● **Description of the task**: Below is some material; set it all down exactly, apart from the pictures.

══════════════════════════════

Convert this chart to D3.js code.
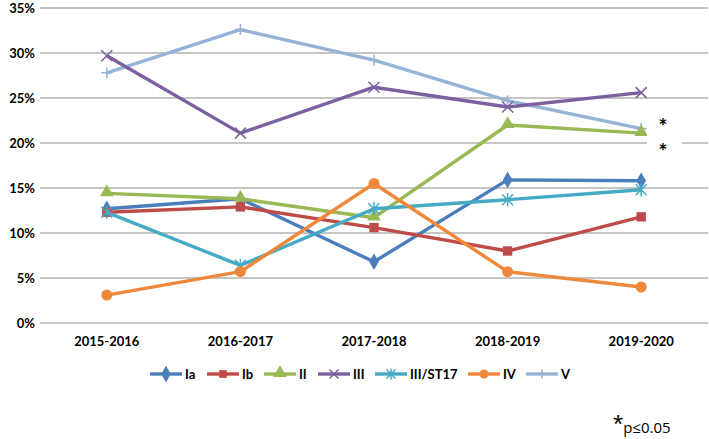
<!DOCTYPE html>
<html><head><meta charset="utf-8">
<script src="https://cdn.jsdelivr.net/npm/d3@7/dist/d3.min.js"></script>
<style>body{margin:0;background:#fff}svg{display:block}text{font-family:Lato,"Open Sans",sans-serif}</style>
</head><body><svg id="c" width="709" height="439"></svg>
<script>
const categories = ["2015-2016","2016-2017","2017-2018","2018-2019","2019-2020"];
const seriesNames = ["Ia","Ib","II","III","III/ST17","IV","V"];
const Ia      = [12.7, 13.8, 6.8, 15.9, 15.8];
const Ib      = [12.3, 12.9, 10.6, 8.0, 11.8];
const II      = [14.4, 13.8, 11.7, 22.0, 21.1];
const III     = [29.7, 21.1, 26.2, 24.0, 25.6];
const III_ST17= [12.3, 6.4, 12.7, 13.7, 14.8];
const IV      = [3.1, 5.7, 15.5, 5.7, 4.0];
const V       = [27.8, 32.6, 29.2, 24.7, 21.6];
const yTicks  = [0,5,10,15,20,25,30,35];
const colors  = ["#4A7EBB","#BE4B48","#98B954","#7D60A0","#46AAC5","#F0883C","#95B3D7"];
const markers = ["diamond","square","triangle","x","asterisk","circle","plus"];
const values  = [Ia,Ib,II,III,III_ST17,IV,V];
const drawOrder = [6,0,1,2,3,4,5];

const svg = d3.select("#c");
const x = d3.scaleBand().domain(categories).range([40,708]);
const y = d3.scaleLinear().domain([0,35]).range([323,8]);

const grid = svg.append("g");
grid.selectAll("line").data(yTicks).join("line")
  .attr("x1",40).attr("x2",708).attr("y1",d=>y(d)).attr("y2",d=>y(d))
  .attr("stroke","#8c8c8c").attr("stroke-width",1.2);

svg.append("g").selectAll("text").data(yTicks).join("text")
  .attr("x",35).attr("y",d=>y(d)).attr("dy","0.35em").attr("text-anchor","end")
  .attr("font-size",13).attr("font-weight","bold").attr("fill","#000")
  .text(d=>d+"%");
svg.append("g").selectAll("text").data(categories).join("text")
  .attr("x",d=>x(d)+x.bandwidth()/2).attr("y",346).attr("text-anchor","middle")
  .attr("font-size",13).attr("font-weight","bold").attr("fill","#000")
  .text(d=>d);

function marker(g, type, color, s){
  if(type==="diamond") g.append("path").attr("d",d3.symbol(d3.symbolDiamond,80)()).attr("fill",color);
  else if(type==="square") g.append("rect").attr("x",-s*0.85).attr("y",-s*0.85).attr("width",s*1.7).attr("height",s*1.7).attr("fill",color);
  else if(type==="triangle") g.append("path").attr("d",d3.symbol(d3.symbolTriangle,80)()).attr("fill",color).attr("transform","translate(0,-1)");
  else if(type==="circle") g.append("circle").attr("r",s).attr("fill",color);
  else if(type==="x") g.append("path").attr("d",`M${-s},${-s}L${s},${s}M${-s},${s}L${s},${-s}`).attr("stroke",color).attr("stroke-width",1.5);
  else if(type==="plus") g.append("path").attr("d",`M${-s},0L${s},0M0,${-s}L0,${s}`).attr("stroke",color).attr("stroke-width",1.5);
  else if(type==="asterisk") g.append("path").attr("d",`M${-s},${-s}L${s},${s}M${-s},${s}L${s},${-s}M0,${-s*1.2}L0,${s*1.2}`).attr("stroke",color).attr("stroke-width",1.5);
}

const line = d3.line().x((d,i)=>x(categories[i])+x.bandwidth()/2).y(d=>y(d));
drawOrder.forEach(k=>{
  const g = svg.append("g");
  g.append("path").datum(values[k]).attr("d",line).attr("fill","none")
    .attr("stroke",colors[k]).attr("stroke-width",3.4).attr("stroke-linejoin","round");
  values[k].forEach((v,i)=>{
    const m = g.append("g").attr("transform",`translate(${x(categories[i])+x.bandwidth()/2},${y(v)})`);
    marker(m, markers[k], colors[k], 5.5);
  });
});

const ast = svg.append("g");
ast.append("rect").attr("x",647).attr("y",112).attr("width",35).attr("height",44).attr("fill","#fff");
ast.append("text").attr("x",663).attr("y",134).attr("text-anchor","middle").attr("font-size",21).attr("font-weight","bold").attr("font-family","'Liberation Sans'").text("*");
ast.append("text").attr("x",663).attr("y",159).attr("text-anchor","middle").attr("font-size",21).attr("font-weight","bold").attr("font-family","'Liberation Sans'").text("*");

const legX = [150,207,264,318,375,468,526];
const leg = svg.append("g");
seriesNames.forEach((n,k)=>{
  const g = leg.append("g").attr("transform",`translate(${legX[k]},374)`);
  g.append("line").attr("x1",0).attr("x2",32).attr("y1",0).attr("y2",0).attr("stroke",colors[k]).attr("stroke-width",3.4);
  const m = g.append("g").attr("transform","translate(16,0)");
  marker(m, markers[k], colors[k], 4.5);
  g.append("text").attr("x",35).attr("y",0).attr("dy","0.35em").attr("font-size",13).attr("font-weight","bold").text(n);
});

const fn = svg.append("text").attr("x",613).attr("y",433);
fn.append("tspan").attr("font-size",26).attr("font-family","'Liberation Sans'").text("*");
fn.append("tspan").attr("font-size",15).attr("font-family","'Open Sans'").text("p≤0.05");
</script></body></html>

══════════════════════════════

● **Task answer**:
Convert this chart to D3.js code.
<!DOCTYPE html>
<html><head><meta charset="utf-8">
<script src="https://cdn.jsdelivr.net/npm/d3@7/dist/d3.min.js"></script>
<style>body{margin:0;background:#fff}svg{display:block}text{font-family:Lato,"Open Sans",sans-serif}</style>
</head><body><svg id="c" width="709" height="439"></svg>
<script>
const categories = ["2015-2016","2016-2017","2017-2018","2018-2019","2019-2020"];
const seriesNames = ["Ia","Ib","II","III","III/ST17","IV","V"];
const Ia      = [12.7, 13.8, 6.8, 15.9, 15.8];
const Ib      = [12.3, 12.9, 10.6, 8.0, 11.8];
const II      = [14.4, 13.8, 11.7, 22.0, 21.1];
const III     = [29.7, 21.1, 26.2, 24.0, 25.6];
const III_ST17= [12.3, 6.4, 12.7, 13.7, 14.8];
const IV      = [3.1, 5.7, 15.5, 5.7, 4.0];
const V       = [27.8, 32.6, 29.2, 24.7, 21.6];
const yTicks  = [0,5,10,15,20,25,30,35];
const colors  = ["#4A7EBB","#BE4B48","#98B954","#7D60A0","#46AAC5","#F0883C","#95B3D7"];
const markers = ["diamond","square","triangle","x","asterisk","circle","plus"];
const values  = [Ia,Ib,II,III,III_ST17,IV,V];
const drawOrder = [6,0,1,2,3,4,5];

const svg = d3.select("#c");
const x = d3.scaleBand().domain(categories).range([40,708]);
const y = d3.scaleLinear().domain([0,35]).range([323,8]);

const grid = svg.append("g");
grid.selectAll("line").data(yTicks).join("line")
  .attr("x1",40).attr("x2",708).attr("y1",d=>y(d)).attr("y2",d=>y(d))
  .attr("stroke","#8c8c8c").attr("stroke-width",1.2);

svg.append("g").selectAll("text").data(yTicks).join("text")
  .attr("x",35).attr("y",d=>y(d)).attr("dy","0.35em").attr("text-anchor","end")
  .attr("font-size",13).attr("font-weight","bold").attr("fill","#000")
  .text(d=>d+"%");
svg.append("g").selectAll("text").data(categories).join("text")
  .attr("x",d=>x(d)+x.bandwidth()/2).attr("y",346).attr("text-anchor","middle")
  .attr("font-size",13).attr("font-weight","bold").attr("fill","#000")
  .text(d=>d);

function marker(g, type, color, s){
  if(type==="diamond") g.append("path").attr("d",d3.symbol(d3.symbolDiamond,80)()).attr("fill",color);
  else if(type==="square") g.append("rect").attr("x",-s*0.85).attr("y",-s*0.85).attr("width",s*1.7).attr("height",s*1.7).attr("fill",color);
  else if(type==="triangle") g.append("path").attr("d",d3.symbol(d3.symbolTriangle,80)()).attr("fill",color).attr("transform","translate(0,-1)");
  else if(type==="circle") g.append("circle").attr("r",s).attr("fill",color);
  else if(type==="x") g.append("path").attr("d",`M${-s},${-s}L${s},${s}M${-s},${s}L${s},${-s}`).attr("stroke",color).attr("stroke-width",1.5);
  else if(type==="plus") g.append("path").attr("d",`M${-s},0L${s},0M0,${-s}L0,${s}`).attr("stroke",color).attr("stroke-width",1.5);
  else if(type==="asterisk") g.append("path").attr("d",`M${-s},${-s}L${s},${s}M${-s},${s}L${s},${-s}M0,${-s*1.2}L0,${s*1.2}`).attr("stroke",color).attr("stroke-width",1.5);
}

const line = d3.line().x((d,i)=>x(categories[i])+x.bandwidth()/2).y(d=>y(d));
drawOrder.forEach(k=>{
  const g = svg.append("g");
  g.append("path").datum(values[k]).attr("d",line).attr("fill","none")
    .attr("stroke",colors[k]).attr("stroke-width",3.4).attr("stroke-linejoin","round");
  values[k].forEach((v,i)=>{
    const m = g.append("g").attr("transform",`translate(${x(categories[i])+x.bandwidth()/2},${y(v)})`);
    marker(m, markers[k], colors[k], 5.5);
  });
});

const ast = svg.append("g");
ast.append("rect").attr("x",647).attr("y",112).attr("width",35).attr("height",44).attr("fill","#fff");
ast.append("text").attr("x",663).attr("y",134).attr("text-anchor","middle").attr("font-size",21).attr("font-weight","bold").attr("font-family","'Liberation Sans'").text("*");
ast.append("text").attr("x",663).attr("y",159).attr("text-anchor","middle").attr("font-size",21).attr("font-weight","bold").attr("font-family","'Liberation Sans'").text("*");

const legX = [150,207,264,318,375,468,526];
const leg = svg.append("g");
seriesNames.forEach((n,k)=>{
  const g = leg.append("g").attr("transform",`translate(${legX[k]},374)`);
  g.append("line").attr("x1",0).attr("x2",32).attr("y1",0).attr("y2",0).attr("stroke",colors[k]).attr("stroke-width",3.4);
  const m = g.append("g").attr("transform","translate(16,0)");
  marker(m, markers[k], colors[k], 4.5);
  g.append("text").attr("x",35).attr("y",0).attr("dy","0.35em").attr("font-size",13).attr("font-weight","bold").text(n);
});

const fn = svg.append("text").attr("x",613).attr("y",433);
fn.append("tspan").attr("font-size",26).attr("font-family","'Liberation Sans'").text("*");
fn.append("tspan").attr("font-size",15).attr("font-family","'Open Sans'").text("p≤0.05");
</script></body></html>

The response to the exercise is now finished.